(Records from a collection)
########################################
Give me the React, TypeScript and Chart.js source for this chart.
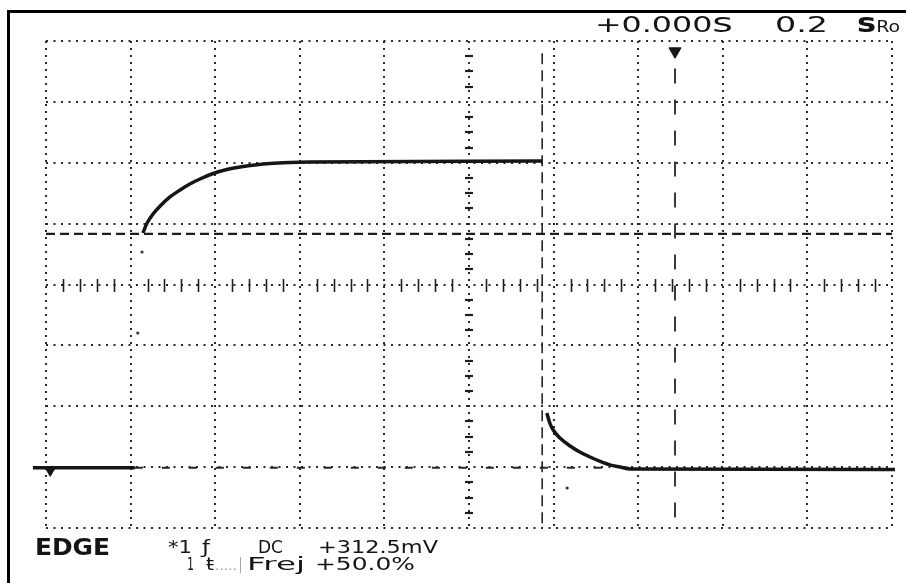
import React, { useEffect, useLayoutEffect, useRef } from "react";
import { Chart, registerables } from "chart.js";

Chart.register(...registerables);

// Horizontal: seconds (0.2 s/div). Vertical: screen divisions.
const xGridTicks = [-1.0, -0.8, -0.6, -0.4, -0.2, 0, 0.2, 0.4, 0.6, 0.8, 1.0];
const yGridTicks = [-4, -3, -2, -1, 0, 1, 2, 3, 4];

// Captured waveform; null marks the undrawn fast edges.
const traceTime = [
  -1.031, -0.79, -0.78,
  -0.771, -0.761, -0.747, -0.73, -0.707, -0.683, -0.66, -0.636, -0.608,
  -0.577, -0.541, -0.506, -0.47, -0.423, -0.376, 0.173, 0.178,
  0.184, 0.191, 0.199, 0.215, 0.239, 0.262, 0.286, 0.31, 0.333, 0.357, 0.381, 1.007,
];
const traceLevel = [
  -3.01, -3.01, null,
  0.846, 1.01, 1.158, 1.29, 1.438, 1.553, 1.651, 1.733, 1.815,
  1.881, 1.93, 1.963, 1.988, 2.004, 2.012, 2.029, null,
  -2.111, -2.275, -2.39, -2.522, -2.653, -2.752, -2.834, -2.905, -2.962, -2.998, -3.03, -3.04,
];

// Isolated samples caught during the edges
const strayTime = [-0.773, -0.783, 0.232];
const strayLevel = [0.534, -0.797, -3.343];

// Cursors and reference markers
const levelCursor = 0.83;
const timeCursor = 0.173;
const triggerTime = 0.487;
const groundLevel = -3.01;
const groundRefSpan = [-0.79, 0.4];
const triggerMarkLevel = 3.83;
const groundMarkTime = -0.99;

const pts = (xs: number[], ys: (number | null)[]) => xs.map((x, i) => ({ x, y: ys[i] }));

const centreTicks = {
  id: "centreTicks",
  beforeDatasetsDraw(chart: any) {
    const { ctx, scales } = chart;
    const xs = scales.x;
    const ys = scales.y;
    const x0 = Math.round(xs.getPixelForValue(0));
    const y0 = Math.round(ys.getPixelForValue(0));
    ctx.save();
    ctx.strokeStyle = "#1e1e1e";
    // five sub-ticks per division on the horizontal centre line
    ctx.lineWidth = 1.6;
    for (let i = 0; i <= 50; i++) {
      if (i % 5 === 0) continue;
      const px = Math.round(xs.getPixelForValue(-1 + i * 0.04)) + 0.5;
      ctx.beginPath();
      ctx.moveTo(px, y0 - 6);
      ctx.lineTo(px, y0 + 7);
      ctx.stroke();
    }
    // four sub-ticks per division on the vertical centre line
    ctx.lineWidth = 2.2;
    for (let i = 0; i <= 32; i++) {
      if (i % 4 === 0) continue;
      const py = Math.round(ys.getPixelForValue(-4 + i * 0.25));
      ctx.beginPath();
      ctx.moveTo(x0 - 4, py);
      ctx.lineTo(x0 + 4, py);
      ctx.stroke();
    }
    ctx.restore();
  },
};

function FitText(props: {
  x: number;
  base: number;
  w: number;
  size: number;
  weight?: string | number;
  color?: string;
  children: React.ReactNode;
}) {
  const ref = useRef<HTMLDivElement>(null);
  useLayoutEffect(() => {
    const el = ref.current;
    if (!el) return;
    el.style.transform = "none";
    const nat = el.getBoundingClientRect().width;
    if (nat > 0) el.style.transform = `scaleX(${props.w / nat})`;
  });
  return (
    <div
      ref={ref}
      style={{
        position: "absolute",
        left: props.x,
        top: props.base - 0.846 * props.size,
        fontSize: props.size,
        lineHeight: `${props.size}px`,
        fontFamily: "'DejaVu Sans', sans-serif",
        fontWeight: props.weight ?? "normal",
        color: props.color ?? "#141414",
        whiteSpace: "nowrap",
        transformOrigin: "0 0",
      }}
    >
      {props.children}
    </div>
  );
}

export default function App() {
  const canvasRef = useRef<HTMLCanvasElement>(null);

  useEffect(() => {
    const canvas = canvasRef.current;
    if (!canvas) return;
    const ink = "#161616";
    const chart = new Chart(canvas, {
      type: "line",
      data: {
        datasets: [
          {
            data: pts(traceTime, traceLevel),
            borderColor: ink,
            borderWidth: 3.5,
            pointRadius: 0,
            cubicInterpolationMode: "monotone",
            spanGaps: false,
            clip: false,
          } as any,
          {
            data: pts(strayTime, strayLevel),
            showLine: false,
            pointRadius: 1.6,
            pointBackgroundColor: "#333",
            pointBorderWidth: 0,
          },
          {
            data: [
              { x: triggerTime, y: triggerMarkLevel },
              { x: groundMarkTime, y: groundLevel - 0.06 },
            ],
            showLine: false,
            pointStyle: "triangle",
            rotation: 180,
            pointRadius: [7, 5],
            pointBackgroundColor: ink,
            pointBorderColor: ink,
            pointBorderWidth: 1,
          } as any,
          {
            data: [
              { x: -1, y: levelCursor },
              { x: 1, y: levelCursor },
            ],
            borderColor: "#1e1e1e",
            borderWidth: 2.2,
            borderDash: [9, 5],
            pointRadius: 0,
          },
          {
            data: [
              { x: timeCursor, y: 3.8 },
              { x: timeCursor, y: -4 },
            ],
            borderColor: "#262626",
            borderWidth: 1.6,
            borderDash: [11, 6],
            pointRadius: 0,
          },
          {
            data: [
              { x: triggerTime, y: 3.55 },
              { x: triggerTime, y: -4 },
            ],
            borderColor: "#262626",
            borderWidth: 1.8,
            borderDash: [15, 16],
            pointRadius: 0,
          },
          {
            data: [
              { x: groundRefSpan[0], y: groundLevel },
              { x: groundRefSpan[1], y: groundLevel },
            ],
            borderColor: "#262626",
            borderWidth: 2,
            borderDash: [8, 19],
            pointRadius: 0,
          },
        ],
      },
      options: {
        animation: false,
        responsive: false,
        devicePixelRatio: 1,
        events: [],
        layout: { padding: { left: 46, top: 41, right: 14, bottom: 55 } },
        plugins: { legend: { display: false }, tooltip: { enabled: false } },
        scales: {
          x: {
            type: "linear",
            min: -1,
            max: 1,
            afterBuildTicks: (s: any) => {
              s.ticks = xGridTicks.map((value) => ({ value }));
            },
            afterFit: (s: any) => {
              s.height = 0;
            },
            ticks: { display: false },
            grid: { color: "#2a2a2a", lineWidth: 2, drawTicks: false },
            border: { display: false, dash: [2, 5] },
          },
          y: {
            type: "linear",
            min: -4,
            max: 4,
            afterBuildTicks: (s: any) => {
              s.ticks = yGridTicks.map((value) => ({ value }));
            },
            afterFit: (s: any) => {
              s.width = 0;
            },
            ticks: { display: false },
            grid: { color: "#2a2a2a", lineWidth: 2, drawTicks: false },
            border: { display: false, dash: [2, 5.5] },
          },
        },
      } as any,
      plugins: [centreTicks],
    });
    return () => chart.destroy();
  }, []);

  return (
    <div
      style={{
        position: "absolute",
        left: 0,
        top: 0,
        width: 906,
        height: 583,
        background: "#fff",
        overflow: "hidden",
      }}
    >
      <canvas ref={canvasRef} width={906} height={583} style={{ position: "absolute", left: 0, top: 0 }} />
      <div
        style={{
          position: "absolute",
          left: 7,
          top: 10,
          width: 899,
          height: 573,
          borderTop: "3px solid #000",
          borderLeft: "3px solid #000",
          boxSizing: "border-box",
        }}
      />
      <FitText x={595} base={33} w={138} size={21}>
        +0.000<span style={{ fontSize: "1.25em", lineHeight: 0 }}>s</span>
      </FitText>
      <FitText x={775} base={33} w={53} size={21}>
        0.2
      </FitText>
      <FitText x={857} base={33} w={43} size={16}>
        <span style={{ fontSize: "1.7em", fontWeight: "bold", lineHeight: 0 }}>s</span>Ro
      </FitText>

      <FitText x={35} base={555} w={75} size={23} weight="bold">
        EDGE
      </FitText>
      <FitText x={168} base={553} w={24} size={18}>
        *1
      </FitText>
      <FitText x={202} base={553} w={8} size={18}>
        ƒ
      </FitText>
      <FitText x={258} base={553} w={25} size={18}>
        DC
      </FitText>
      <FitText x={318} base={553} w={120} size={18}>
        +312.5mV
      </FitText>

      <FitText x={187} base={570} w={7} size={17}>
        1
      </FitText>
      <FitText x={206} base={570} w={8} size={17}>
        ŧ
      </FitText>
      <FitText x={215} base={570} w={22} size={12} color="#9a9a9a">
        .....
      </FitText>
      <FitText x={239} base={570} w={3} size={15} color="#8a8a8a">
        |
      </FitText>
      <FitText x={247} base={570} w={58} size={17}>
        Frej
      </FitText>
      <FitText x={315} base={570} w={100} size={17}>
        +50.0%
      </FitText>
    </div>
  );
}
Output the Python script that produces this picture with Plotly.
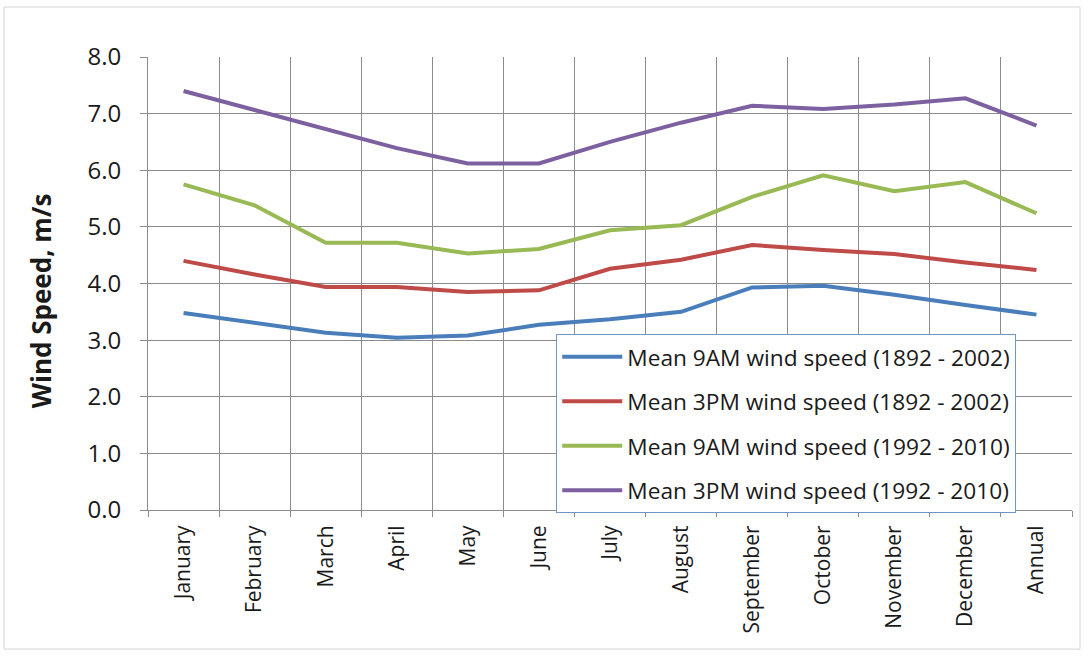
import plotly.graph_objects as go

months = ["January", "February", "March", "April", "May", "June", "July",
          "August", "September", "October", "November", "December", "Annual"]

am9_1892 = [3.48, 3.30, 3.13, 3.04, 3.08, 3.27, 3.37, 3.50, 3.93, 3.96, 3.80, 3.62, 3.45]
pm3_1892 = [4.40, 4.16, 3.94, 3.94, 3.85, 3.88, 4.26, 4.42, 4.68, 4.59, 4.52, 4.37, 4.24]
am9_1992 = [5.75, 5.38, 4.72, 4.72, 4.53, 4.61, 4.94, 5.03, 5.53, 5.91, 5.63, 5.79, 5.24]
pm3_1992 = [7.40, 7.06, 6.72, 6.39, 6.12, 6.12, 6.50, 6.84, 7.14, 7.08, 7.16, 7.27, 6.79]

series = [
    ("Mean 9AM wind speed (1892 - 2002)", am9_1892, "#4A7EBB"),
    ("Mean 3PM wind speed (1892 - 2002)", pm3_1892, "#BE4B48"),
    ("Mean 9AM wind speed (1992 - 2010)", am9_1992, "#98B954"),
    ("Mean 3PM wind speed (1992 - 2010)", pm3_1992, "#7D60A0"),
]

font_family = "'Open Sans', Lato, sans-serif"
grid = "#8C8C8C"

fig = go.Figure()
for i, (name, vals, color) in enumerate(series):
    fig.add_trace(go.Scatter(
        x=months, y=vals, name=name, mode="lines",
        line=dict(color=color, width=4),
        legendgroup=f"g{i}",
    ))

fig.update_layout(
    width=1088, height=657,
    margin=dict(l=148, r=16, t=57, b=147),
    paper_bgcolor="white", plot_bgcolor="white",
    font=dict(family=font_family, color="#1A1A1A"),
    legend=dict(
        x=0.4416, y=0.388, xanchor="left", yanchor="top",
        bgcolor="white", bordercolor="#6F95C9", borderwidth=1.2,
        font=dict(size=22.7, family=font_family, color="#1A1A1A"),
        tracegroupgap=12, itemwidth=60,
    ),
    shapes=[dict(type="rect", xref="paper", yref="paper",
                 x0=-0.1558, x1=1.0087, y0=-0.307, y1=1.1104,
                 line=dict(color="#D4D4D4", width=1), layer="below")],
    annotations=[dict(text="<b>Wind Speed, m/s</b>", textangle=-90,
                      xref="paper", yref="paper", x=-0.1158, y=0.461,
                      xanchor="center", yanchor="middle", showarrow=False,
                      font=dict(size=26, family=font_family, color="#1A1A1A"))],
)

fig.update_xaxes(
    type="category", tickson="boundaries", range=[-0.5, 12.5],
    showgrid=True, gridcolor=grid, gridwidth=1,
    showline=True, linecolor=grid, linewidth=1,
    ticks="outside", ticklen=6, tickcolor=grid,
    tickangle=-90, ticklabelstandoff=6,
    tickfont=dict(size=21, family=font_family),
)
fig.update_yaxes(
    range=[0, 8], dtick=1, tickformat=".1f",
    showgrid=True, gridcolor=grid, gridwidth=1,
    showline=True, linecolor=grid, linewidth=1,
    ticks="outside", ticklen=7, tickcolor=grid,
    zeroline=False, ticklabelstandoff=14,
    tickfont=dict(size=24, family=font_family),
)

fig.write_html("out.html", config={"displayModeBar": False},
               post_script="document.body.style.margin='0';")
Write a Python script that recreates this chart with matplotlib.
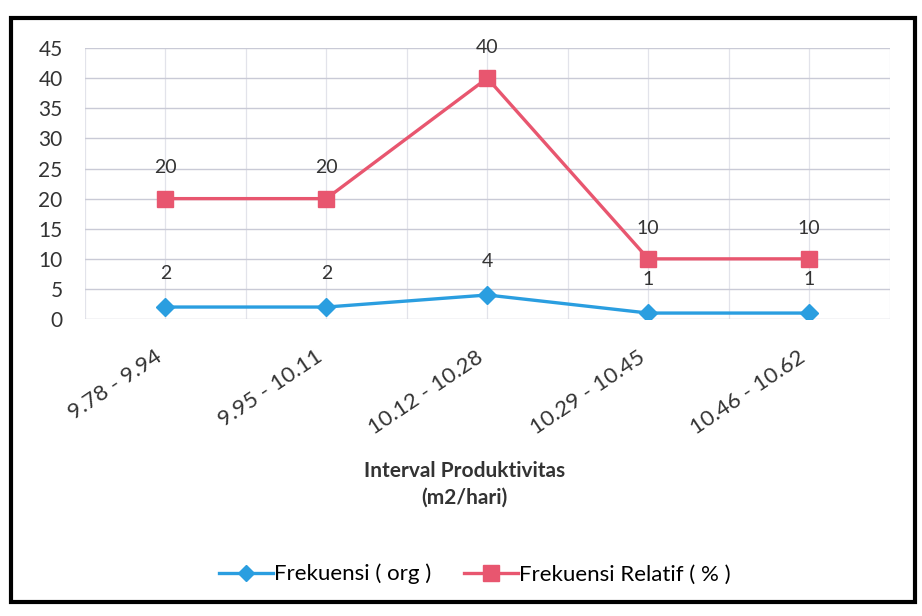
########################################
# Required work:
Reproduce the material above from its first line through the line containing "const pts = (xs: number[], ys: (number", both ends included, and skip every picture.

# Solved problem:
Give me the React, TypeScript and Chart.js source for this chart.
import React, { useEffect, useLayoutEffect, useRef } from "react";
import { Chart, registerables } from "chart.js";

Chart.register(...registerables);

// Horizontal: seconds (0.2 s/div). Vertical: screen divisions.
const xGridTicks = [-1.0, -0.8, -0.6, -0.4, -0.2, 0, 0.2, 0.4, 0.6, 0.8, 1.0];
const yGridTicks = [-4, -3, -2, -1, 0, 1, 2, 3, 4];

// Captured waveform; null marks the undrawn fast edges.
const traceTime = [
  -1.031, -0.79, -0.78,
  -0.771, -0.761, -0.747, -0.73, -0.707, -0.683, -0.66, -0.636, -0.608,
  -0.577, -0.541, -0.506, -0.47, -0.423, -0.376, 0.173, 0.178,
  0.184, 0.191, 0.199, 0.215, 0.239, 0.262, 0.286, 0.31, 0.333, 0.357, 0.381, 1.007,
];
const traceLevel = [
  -3.01, -3.01, null,
  0.846, 1.01, 1.158, 1.29, 1.438, 1.553, 1.651, 1.733, 1.815,
  1.881, 1.93, 1.963, 1.988, 2.004, 2.012, 2.029, null,
  -2.111, -2.275, -2.39, -2.522, -2.653, -2.752, -2.834, -2.905, -2.962, -2.998, -3.03, -3.04,
];

// Isolated samples caught during the edges
const strayTime = [-0.773, -0.783, 0.232];
const strayLevel = [0.534, -0.797, -3.343];

// Cursors and reference markers
const levelCursor = 0.83;
const timeCursor = 0.173;
const triggerTime = 0.487;
const groundLevel = -3.01;
const groundRefSpan = [-0.79, 0.4];
const triggerMarkLevel = 3.83;
const groundMarkTime = -0.99;

const pts = (xs: number[], ys: (number | null)[]) => xs.map((x, i) => ({ x, y: ys[i] }));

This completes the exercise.